La Virtuosissima Cantatrice (virtuoso & Bel Canto

Album cover art for upc 5013133307224
Label: SAYDISC
Catalog: SAR072
Format: COMPACT DISC

Trevor, Caroline; St. Clement Danes Chorale; Padmore, Mark; Roberts, Deborah; Musica Antiqua of London; Sidwell, Martindale; Wilbraham, John; Hirst, Lynne; Cassidy, Jennie; Clarion Ensemble; Musica Secreta; Rose Consort of Viols

Not only does this release celebrate the female voice, but also some largely forgotten female composers. Luzzaschi’s Madrigali a uno, due e tre soprano of 1601 represents the sole surviving publication of a unique and highly important repertoire; that of the much famed singing ladies (concerto delle donne) of Ferrara.
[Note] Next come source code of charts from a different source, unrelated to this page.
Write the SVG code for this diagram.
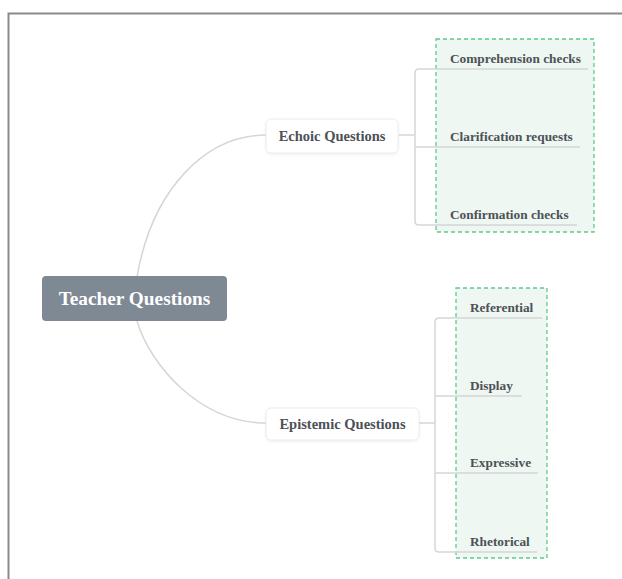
<svg xmlns="http://www.w3.org/2000/svg" width="622" height="579" viewBox="0 0 622 579">
<defs>
<style>
.frame{fill:none;stroke:#8a8a8a;stroke-width:2}
.conn{fill:none;stroke:#d6d6d6;stroke-width:1.5}
.sub{fill:#fff;stroke:#ececec;stroke-width:1}
.grp{fill:#eef7f1;stroke:#5ec98c;stroke-width:1.3;stroke-dasharray:4 3}
.t{font-family:"Liberation Serif","Times New Roman",serif;font-weight:bold;fill:#4d5157}
.t13{font-size:13.3px}
.t14{font-size:14.5px}
.root{font-family:"Liberation Serif","Times New Roman",serif;font-weight:bold;font-size:19.3px;fill:#ffffff}
</style>
<filter id="sh" x="-10%" y="-20%" width="120%" height="150%">
<feDropShadow dx="0" dy="1" stdDeviation="1.2" flood-color="#000" flood-opacity="0.08"/>
</filter>
</defs>
<rect width="622" height="579" fill="#ffffff"/>
<path class="frame" d="M8.5,579 V13.5 H622"/>
<g id="groups">
<rect class="grp" x="436" y="39" width="158" height="193"/>
<rect class="grp" x="456" y="288" width="91" height="270"/>
</g>
<g id="connectors">
<path class="conn" d="M137,277 C152,190 205,135 266,135"/>
<path class="conn" d="M137,321 C150,365 200,423 266,423"/>
<path class="conn" d="M399,135 H415"/>
<path class="conn" d="M588,69 H419 Q415,69 415,73 V221 Q415,225 419,225 H577"/>
<path class="conn" d="M415,147 H580"/>
<path class="conn" d="M419,423 H435"/>
<path class="conn" d="M542,318 H439 Q435,318 435,322 V548 Q435,552 439,552 H537"/>
<path class="conn" d="M435,396 H522"/>
<path class="conn" d="M435,473 H538"/>
</g>
<g id="root">
<rect x="42" y="276" width="185" height="45" rx="4" fill="#7f8994"/>
<text class="root" x="134.5" y="305" text-anchor="middle">Teacher Questions</text>
</g>
<g id="echoic">
<rect class="sub" x="266" y="119" width="132" height="34" rx="5" filter="url(#sh)"/>
<text class="t t14" x="332" y="141" text-anchor="middle">Echoic Questions</text>
</g>
<g id="epistemic">
<rect class="sub" x="266" y="408" width="153" height="32" rx="5" filter="url(#sh)"/>
<text class="t t14" x="342.5" y="429" text-anchor="middle">Epistemic Questions</text>
</g>
<g id="comprehension"><text class="t t13" x="450" y="63">Comprehension checks</text></g>
<g id="clarification"><text class="t t13" x="450" y="141">Clarification requests</text></g>
<g id="confirmation"><text class="t t13" x="450" y="219">Confirmation checks</text></g>
<g id="referential"><text class="t t13" x="470" y="312">Referential</text></g>
<g id="display"><text class="t t13" x="470" y="390">Display</text></g>
<g id="expressive"><text class="t t13" x="470" y="467">Expressive</text></g>
<g id="rhetorical"><text class="t t13" x="470" y="546">Rhetorical</text></g>
</svg>
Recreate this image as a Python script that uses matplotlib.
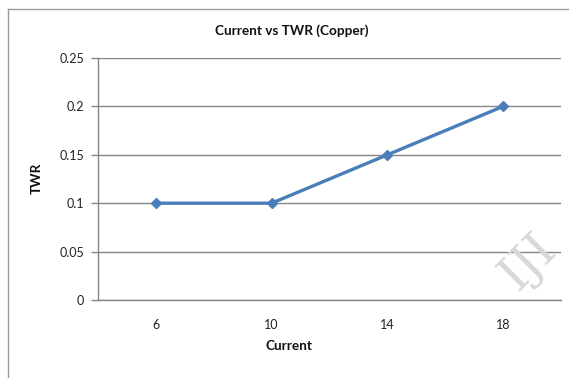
import matplotlib
matplotlib.use("Agg")
import matplotlib.pyplot as plt
from matplotlib.lines import Line2D

plt.rcParams['font.family'] = ['Lato', 'DejaVu Sans']

categories = ["6", "10", "14", "18"]
twr = [0.1, 0.1, 0.15, 0.2]
y_ticks = [0, 0.05, 0.1, 0.15, 0.2, 0.25]
y_tick_labels = ["0", "0.05", "0.1", "0.15", "0.2", "0.25"]

W, H = 569, 378
fig = plt.figure(figsize=(W / 100, H / 100), dpi=100)
fig.patch.set_facecolor("white")

# plot area in pixel coordinates
left, right, top, bottom = 98, 561, 58, 300
ax = fig.add_axes([left / W, 1 - bottom / H, (right - left) / W, (bottom - top) / H])

x = list(range(len(categories)))
ax.plot(x, twr, color="#4A7EBB", lw=2.4, marker="D", ms=5.5,
        markerfacecolor="#4A7EBB", markeredgecolor="#4A7EBB", zorder=3,
        solid_capstyle="round")

ax.set_xlim(-0.5, len(categories) - 0.5)
ax.set_ylim(0, 0.25)
ax.set_yticks(y_ticks)
ax.set_yticklabels(y_tick_labels)
ax.set_xticks(x)
ax.set_xticklabels(categories)
ax.yaxis.grid(True, color="#868686", lw=1.0)
ax.set_axisbelow(True)

for s in ["top", "right"]:
    ax.spines[s].set_visible(False)
for s in ["left", "bottom"]:
    ax.spines[s].set_color("#868686")
    ax.spines[s].set_linewidth(1.0)

ax.tick_params(axis="y", length=5, width=1.0, color="#868686", labelsize=9,
               labelcolor="#222222", pad=5)
ax.tick_params(axis="x", length=0, labelsize=9, labelcolor="#222222", pad=14)

fig.text(292 / W, 1 - 31 / H, "Current vs TWR (Copper)", ha="center", va="center",
         fontsize=9.8, fontweight="bold", color="#111111")
fig.text(37 / W, 1 - 178 / H, "TWR", ha="center", va="center", rotation=90,
         fontsize=9.8, fontweight="bold", color="#111111")
fig.text(289 / W, 1 - 346 / H, "Current", ha="center", va="center",
         fontsize=9.8, fontweight="bold", color="#111111")

# outer chart frame
fig.add_artist(Line2D([8 / W, 8 / W], [0, 1 - 9 / H], transform=fig.transFigure,
                      color="#9A9A9A", lw=1.0))
fig.add_artist(Line2D([8 / W, 1], [1 - 9 / H, 1 - 9 / H], transform=fig.transFigure,
                      color="#9A9A9A", lw=1.0))

# faint watermark
fig.text(528 / W, 1 - 262 / H, "IJI", ha="center", va="center", rotation=45,
         fontsize=35, family="DejaVu Serif", color="#D8D8D8", zorder=5)

fig.savefig("out.png", dpi=100)
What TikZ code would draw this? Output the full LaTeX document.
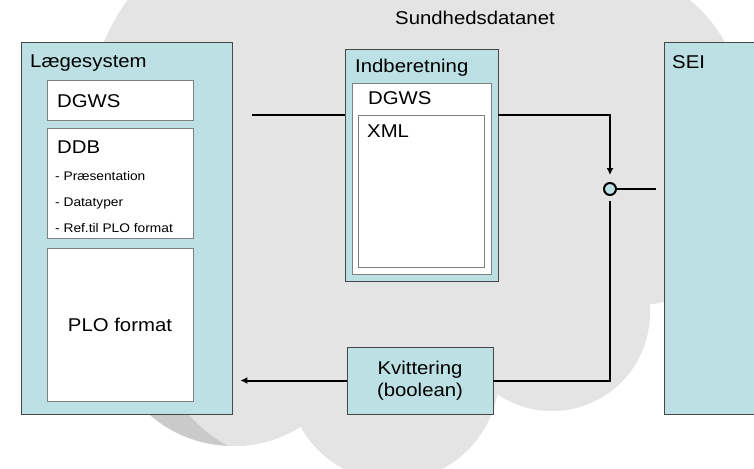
\documentclass[tikz,border=0pt]{standalone}
\usepackage{fontspec}
\setmainfont{Liberation Sans}[FakeStretch=1.1]
\usetikzlibrary{positioning,
        arrows.meta}
\definecolor{cloudgrey}{HTML}{E4E4E4}
\definecolor{shadegrey}{HTML}{CACACA}
\definecolor{boxcyan}{HTML}{BCE0E3}
\definecolor{edgegrey}{HTML}{474747}
\definecolor{partgrey}{HTML}{808080}

\begin{document}
\begin{tikzpicture}[x=1pt,y=-1pt,
        sysbox/.style={rectangle,draw=edgegrey,fill=boxcyan,line width=0.9pt,inner sep=0pt},
        partbox/.style={rectangle,draw=partgrey,fill=white,line width=0.9pt,inner sep=0pt},
        big/.style={font=\fontsize{18.5}{22}\selectfont},
        small/.style={font=\fontsize{12.5}{15}\selectfont},
        lbl/.style={anchor=base west,inner sep=0pt},
        conn/.style={line width=2pt,black},
        tip/.style={-{Latex[length=7pt,width=7pt]}}]
            \clip (0,0) rectangle (754,468);
            % cloud
            \fill [shadegrey] (233,319) circle (127pt);
            \begin{scope}
                \clip (233,319) circle (127pt);
                \fill [cloudgrey] (290,328) circle (133pt);
            \end{scope}
            \fill [cloudgrey] (307,129) circle (221pt);
            \fill [cloudgrey] (480,150) circle (200pt);
            \fill [cloudgrey] (600,110) circle (142pt);
            \fill [cloudgrey] (640,215) circle (90pt);
            \fill [cloudgrey] (552,313) circle (98pt);
            \fill [cloudgrey] (393,375) circle (106pt);

            \node [lbl,big] (Net) at (395,25) {Sundhedsdatanet};

            \node [sysbox,minimum width=211pt,minimum height=372pt] (Laege) at (126.5,228) {};
            \node [partbox,minimum width=146pt,minimum height=40pt] (LDGWS) at (120,100) {};
            \node [partbox,minimum width=146pt,minimum height=110pt] (DDB) at (120,183) {};
            \node [partbox,minimum width=146pt,minimum height=153pt,big] (PLO) at (120,324.5) {PLO format};
            \node [lbl,big] (LaegeT) at (30,68) {Lægesystem};
            \node [lbl,big] (LDGWST) at (57,108) {DGWS};
            \node [lbl,big] (DDBT) at (57,153) {DDB};
            \foreach \t [count=\i] in {- Præsentation, - Datatyper, - Ref.til PLO format}
                \node [lbl,small] (DDB\i) at (55,154+26*\i) {\t};

            \node [sysbox,minimum width=153pt,minimum height=232pt] (Indb) at (421.5,165) {};
            \node [partbox,minimum width=139pt,minimum height=191pt] (IDGWS) at (421.5,178.5) {};
            \node [partbox,minimum width=126pt,minimum height=152pt] (XML) at (421,191) {};
            \node [lbl,big] (IndbT) at (355,73) {Indberetning};
            \node [lbl,big] (IDGWST) at (368,105) {DGWS};
            \node [lbl,big] (XMLT) at (367,137) {XML};

            \node [sysbox,minimum width=146pt,minimum height=67pt,big,align=center] (Kvit) at (420,380.5) {Kvittering\\(boolean)};

            \node [sysbox,minimum width=96pt,minimum height=372pt] (SEI) at (712,228) {};
            \node [lbl,big] (SEIT) at (672,69) {SEI};

            \node [circle,draw=black,line width=2pt,fill=boxcyan,minimum size=12pt,inner sep=0pt] (Junc) at (610,189) {};

            \coordinate (Start) at (252,115);
            \draw [conn] (Start) -- (Start -| Indb.west);
            \draw [conn,tip,shorten >=7pt] (Start -| Indb.east) -| (Junc.north);
            \draw [conn,shorten >=8pt] (Junc) -- (Junc -| SEI.west);
            \draw [conn,shorten <=5pt] (Junc.south) |- (Kvit.east);
            \draw [conn,tip,shorten >=8pt] (Kvit.west) -- (Kvit.west -| Laege.east);
        \end{tikzpicture}
\end{document}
By the 1580s the Duke of Ferrara, Alfonso II, had become so obsessed with the sound of soprano voices, that he was procuring the finest singers of the time and establishing them in his court for his musica secreta, or secret music. It is among the most vocally challenging music surviving, and attests to high quality of vocal training in the sixteenth century. It is something of a miracle that even one copy of the original publication survived. In an age when singer/composers were relatively common, no single woman had as much of her music published as Barbara Strozzi. She led a remarkable life and one most unusual for a woman in Venice in 1619. Her father, poet Giulio Strozzi, was at the centre of the cultural and intellectual life in Venice and through him she was able to partake of that life. Between 1644 and 1664 Barbara Strozzi published 8 books of vocal music. By far the majority of this output is for solo soprano, but just how successful she was is unknown. After her final publication in 1664 nothing more is known of her. As she wrote herself in the dedication to her opus 5: “Since I am no more held back by feminine weakness than by any allowance made for my sex, I fly on lightest leaves in devotion to make my bow.”